• What you are asked to do:
Retype each line of the material exactly, please, skipping any picture in it.
** START Data provided **
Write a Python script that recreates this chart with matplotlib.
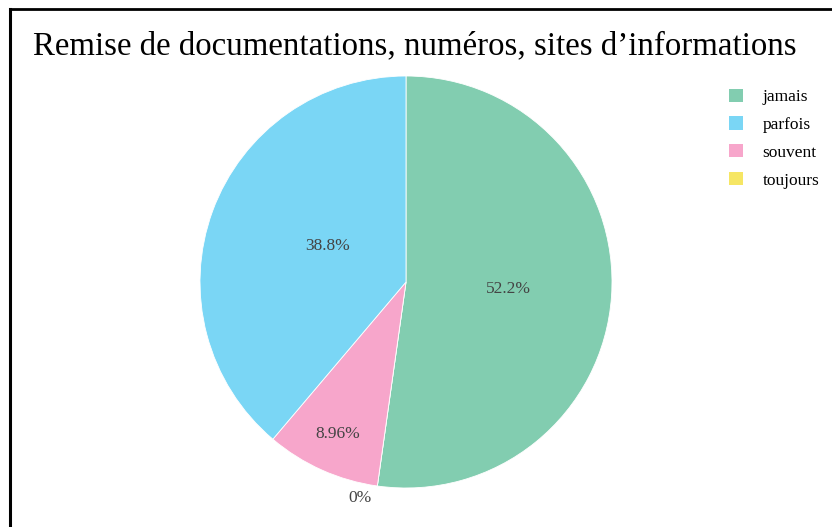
import numpy as np
import matplotlib
matplotlib.use("Agg")
import matplotlib.pyplot as plt
from matplotlib.patches import Patch
from matplotlib.lines import Line2D

title = "Remise de documentations, numéros, sites d’informations"
legend_labels = ["jamais", "parfois", "souvent", "toujours"]
legend_colors = ["#82CDB0", "#7AD6F5", "#F7A6CB", "#F6E664"]

# slice drawing order (clockwise from 12 o'clock)
slice_labels = ["jamais", "toujours", "souvent", "parfois"]
slice_values = [52.2, 0.0, 8.96, 38.8]
slice_texts = ["52.2%", "0%", "8.96%", "38.8%"]
label_dist = [0.5, 1.07, 0.81, 0.42]
label_nudge = [0.0, -4.0, 0.0, -4.8]

color_map = dict(zip(legend_labels, legend_colors))

fig = plt.figure(figsize=(8.32, 5.27), dpi=100)
W, H = 832, 527

ax = fig.add_axes([200 / W, 1 - 488 / H, 412 / W, 412 / H])
wedges, _ = ax.pie(slice_values, colors=[color_map[l] for l in slice_labels],
                   startangle=90, counterclock=False, radius=1.0,
                   wedgeprops=dict(edgecolor="white", linewidth=0.6))
ax.set_xlim(-1, 1)
ax.set_ylim(-1, 1)
ax.set_aspect("equal")
ax.axis("off")

total = sum(slice_values)
cum = 0.0
for v, t, d, n in zip(slice_values, slice_texts, label_dist, label_nudge):
    mid = 90 - (cum + v / 2) / total * 360 + n
    cum += v
    a = np.deg2rad(mid)
    ax.text(d * np.cos(a), d * np.sin(a), t, ha="center", va="center",
            fontsize=12.5, color="#444444", family="Liberation Serif")

fig.text(415 / W, 1 - 46 / H, title, ha="center", va="center",
         fontsize=23.7, family="Liberation Serif", color="black")

handles = [Patch(facecolor=c, edgecolor="none") for c in legend_colors]
fig.legend(handles, legend_labels, loc="upper left",
           bbox_to_anchor=(713 / W, 1 - 73 / H), frameon=False,
           handlelength=0.8, handleheight=0.8, labelspacing=0.64,
           handletextpad=1.15, prop=dict(family="Liberation Serif", size=12.5))

# frame lines (left and top)
fig.add_artist(Line2D([10 / W, 10 / W], [0, 1 - 9 / H], color="black", lw=2.2,
                      transform=fig.transFigure, solid_capstyle="projecting"))
fig.add_artist(Line2D([10 / W, 1], [1 - 9 / H, 1 - 9 / H], color="black", lw=2.0,
                      transform=fig.transFigure, solid_capstyle="projecting"))

fig.savefig("out.png", dpi=100)
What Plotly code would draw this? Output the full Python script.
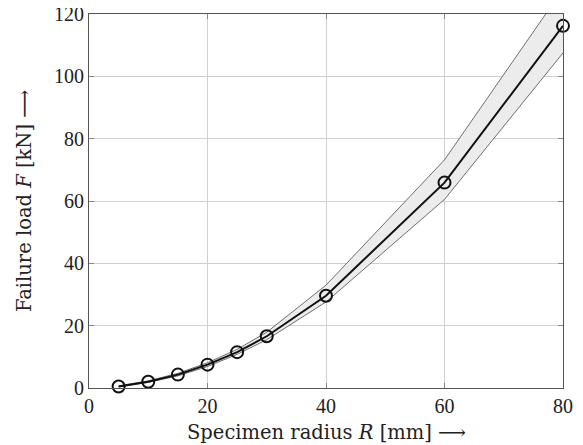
import plotly.graph_objects as go

radius = [5, 10, 15, 20, 25, 30, 40, 60, 80]
load_mean = [0.5, 2.0, 4.3, 7.5, 11.5, 16.6, 29.6, 65.9, 116.2]
load_upper = [0.7, 2.3, 4.7, 8.1, 12.4, 17.9, 33.0, 73.2, 128.0]
load_lower = [0.35, 1.8, 3.9, 6.9, 10.8, 15.5, 27.6, 60.5, 107.5]
x_ticks = [0, 20, 40, 60, 80]
y_ticks = [0, 20, 40, 60, 80, 100, 120]
x_title = "Specimen radius <i>R</i> [mm] ⟶"
y_title = "Failure load <i>F</i> [kN] ⟶"

TICK_FONT = "Liberation Serif"
TITLE_FONT = "DejaVu Serif"
TXT = "#222222"

fig = go.Figure()
fig.add_trace(go.Scatter(x=radius, y=load_lower, mode="lines",
                         line=dict(color="#333333", width=0.7), showlegend=False))
fig.add_trace(go.Scatter(x=radius, y=load_upper, mode="lines", fill="tonexty",
                         fillcolor="#ececec",
                         line=dict(color="#333333", width=0.7), showlegend=False))
fig.add_trace(go.Scatter(x=radius, y=load_mean, mode="lines+markers",
                         line=dict(color="#111111", width=2),
                         marker=dict(symbol="circle-open", size=12, color="#111111",
                                     line=dict(width=2)),
                         cliponaxis=False, showlegend=False))

axis_common = dict(showgrid=True, gridcolor="#d0d0d0", gridwidth=1,
                   showline=True, linecolor="#555555", linewidth=1.2, mirror="ticks",
                   ticks="inside", ticklen=5, tickcolor="#888888", zeroline=False,
                   automargin=False, ticklabeloverflow="allow",
                   tickfont=dict(family=TICK_FONT, size=20, color=TXT))

fig.update_xaxes(range=[0, 80], tickvals=x_ticks, **axis_common)
fig.update_yaxes(range=[0, 120], tickvals=y_ticks, **axis_common)

fig.add_annotation(text=x_title, xref="paper", yref="paper", x=0.5, y=0,
                   xanchor="center", yanchor="middle", yshift=-44, showarrow=False,
                   font=dict(family=TITLE_FONT, size=19.5, color=TXT))
fig.add_annotation(text=y_title, xref="paper", yref="paper", x=0, y=0.5,
                   xanchor="center", yanchor="middle", xshift=-65, textangle=-90,
                   showarrow=False, font=dict(family=TITLE_FONT, size=19.5, color=TXT))

fig.update_layout(width=575, height=437, margin=dict(l=81, r=20, t=6, b=57),
                  plot_bgcolor="white", paper_bgcolor="white")

fig.write_html("out.html")
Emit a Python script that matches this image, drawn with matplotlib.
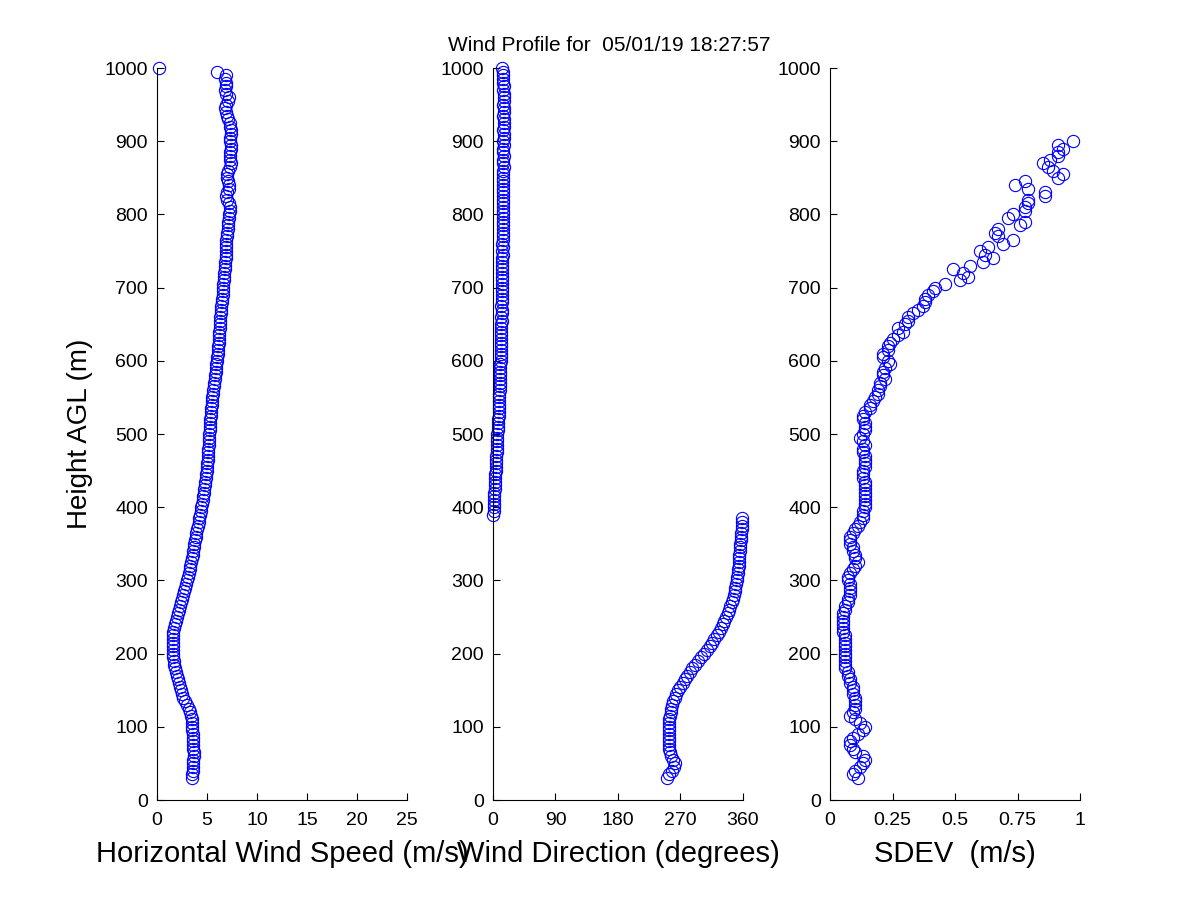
** END Data provided **
• Solution:
Write a Python script that recreates this chart with matplotlib.
import numpy as np
import matplotlib
matplotlib.use("Agg")
import matplotlib.pyplot as plt
from matplotlib.patches import Patch
from matplotlib.lines import Line2D

title = "Remise de documentations, numéros, sites d’informations"
legend_labels = ["jamais", "parfois", "souvent", "toujours"]
legend_colors = ["#82CDB0", "#7AD6F5", "#F7A6CB", "#F6E664"]

# slice drawing order (clockwise from 12 o'clock)
slice_labels = ["jamais", "toujours", "souvent", "parfois"]
slice_values = [52.2, 0.0, 8.96, 38.8]
slice_texts = ["52.2%", "0%", "8.96%", "38.8%"]
label_dist = [0.5, 1.07, 0.81, 0.42]
label_nudge = [0.0, -4.0, 0.0, -4.8]

color_map = dict(zip(legend_labels, legend_colors))

fig = plt.figure(figsize=(8.32, 5.27), dpi=100)
W, H = 832, 527

ax = fig.add_axes([200 / W, 1 - 488 / H, 412 / W, 412 / H])
wedges, _ = ax.pie(slice_values, colors=[color_map[l] for l in slice_labels],
                   startangle=90, counterclock=False, radius=1.0,
                   wedgeprops=dict(edgecolor="white", linewidth=0.6))
ax.set_xlim(-1, 1)
ax.set_ylim(-1, 1)
ax.set_aspect("equal")
ax.axis("off")

total = sum(slice_values)
cum = 0.0
for v, t, d, n in zip(slice_values, slice_texts, label_dist, label_nudge):
    mid = 90 - (cum + v / 2) / total * 360 + n
    cum += v
    a = np.deg2rad(mid)
    ax.text(d * np.cos(a), d * np.sin(a), t, ha="center", va="center",
            fontsize=12.5, color="#444444", family="Liberation Serif")

fig.text(415 / W, 1 - 46 / H, title, ha="center", va="center",
         fontsize=23.7, family="Liberation Serif", color="black")

handles = [Patch(facecolor=c, edgecolor="none") for c in legend_colors]
fig.legend(handles, legend_labels, loc="upper left",
           bbox_to_anchor=(713 / W, 1 - 73 / H), frameon=False,
           handlelength=0.8, handleheight=0.8, labelspacing=0.64,
           handletextpad=1.15, prop=dict(family="Liberation Serif", size=12.5))

# frame lines (left and top)
fig.add_artist(Line2D([10 / W, 10 / W], [0, 1 - 9 / H], color="black", lw=2.2,
                      transform=fig.transFigure, solid_capstyle="projecting"))
fig.add_artist(Line2D([10 / W, 1], [1 - 9 / H, 1 - 9 / H], color="black", lw=2.0,
                      transform=fig.transFigure, solid_capstyle="projecting"))

fig.savefig("out.png", dpi=100)
What Plotly code would draw this? Output the full Python script.
import plotly.graph_objects as go

radius = [5, 10, 15, 20, 25, 30, 40, 60, 80]
load_mean = [0.5, 2.0, 4.3, 7.5, 11.5, 16.6, 29.6, 65.9, 116.2]
load_upper = [0.7, 2.3, 4.7, 8.1, 12.4, 17.9, 33.0, 73.2, 128.0]
load_lower = [0.35, 1.8, 3.9, 6.9, 10.8, 15.5, 27.6, 60.5, 107.5]
x_ticks = [0, 20, 40, 60, 80]
y_ticks = [0, 20, 40, 60, 80, 100, 120]
x_title = "Specimen radius <i>R</i> [mm] ⟶"
y_title = "Failure load <i>F</i> [kN] ⟶"

TICK_FONT = "Liberation Serif"
TITLE_FONT = "DejaVu Serif"
TXT = "#222222"

fig = go.Figure()
fig.add_trace(go.Scatter(x=radius, y=load_lower, mode="lines",
                         line=dict(color="#333333", width=0.7), showlegend=False))
fig.add_trace(go.Scatter(x=radius, y=load_upper, mode="lines", fill="tonexty",
                         fillcolor="#ececec",
                         line=dict(color="#333333", width=0.7), showlegend=False))
fig.add_trace(go.Scatter(x=radius, y=load_mean, mode="lines+markers",
                         line=dict(color="#111111", width=2),
                         marker=dict(symbol="circle-open", size=12, color="#111111",
                                     line=dict(width=2)),
                         cliponaxis=False, showlegend=False))

axis_common = dict(showgrid=True, gridcolor="#d0d0d0", gridwidth=1,
                   showline=True, linecolor="#555555", linewidth=1.2, mirror="ticks",
                   ticks="inside", ticklen=5, tickcolor="#888888", zeroline=False,
                   automargin=False, ticklabeloverflow="allow",
                   tickfont=dict(family=TICK_FONT, size=20, color=TXT))

fig.update_xaxes(range=[0, 80], tickvals=x_ticks, **axis_common)
fig.update_yaxes(range=[0, 120], tickvals=y_ticks, **axis_common)

fig.add_annotation(text=x_title, xref="paper", yref="paper", x=0.5, y=0,
                   xanchor="center", yanchor="middle", yshift=-44, showarrow=False,
                   font=dict(family=TITLE_FONT, size=19.5, color=TXT))
fig.add_annotation(text=y_title, xref="paper", yref="paper", x=0, y=0.5,
                   xanchor="center", yanchor="middle", xshift=-65, textangle=-90,
                   showarrow=False, font=dict(family=TITLE_FONT, size=19.5, color=TXT))

fig.update_layout(width=575, height=437, margin=dict(l=81, r=20, t=6, b=57),
                  plot_bgcolor="white", paper_bgcolor="white")

fig.write_html("out.html")
Emit a Python script that matches this image, drawn with matplotlib.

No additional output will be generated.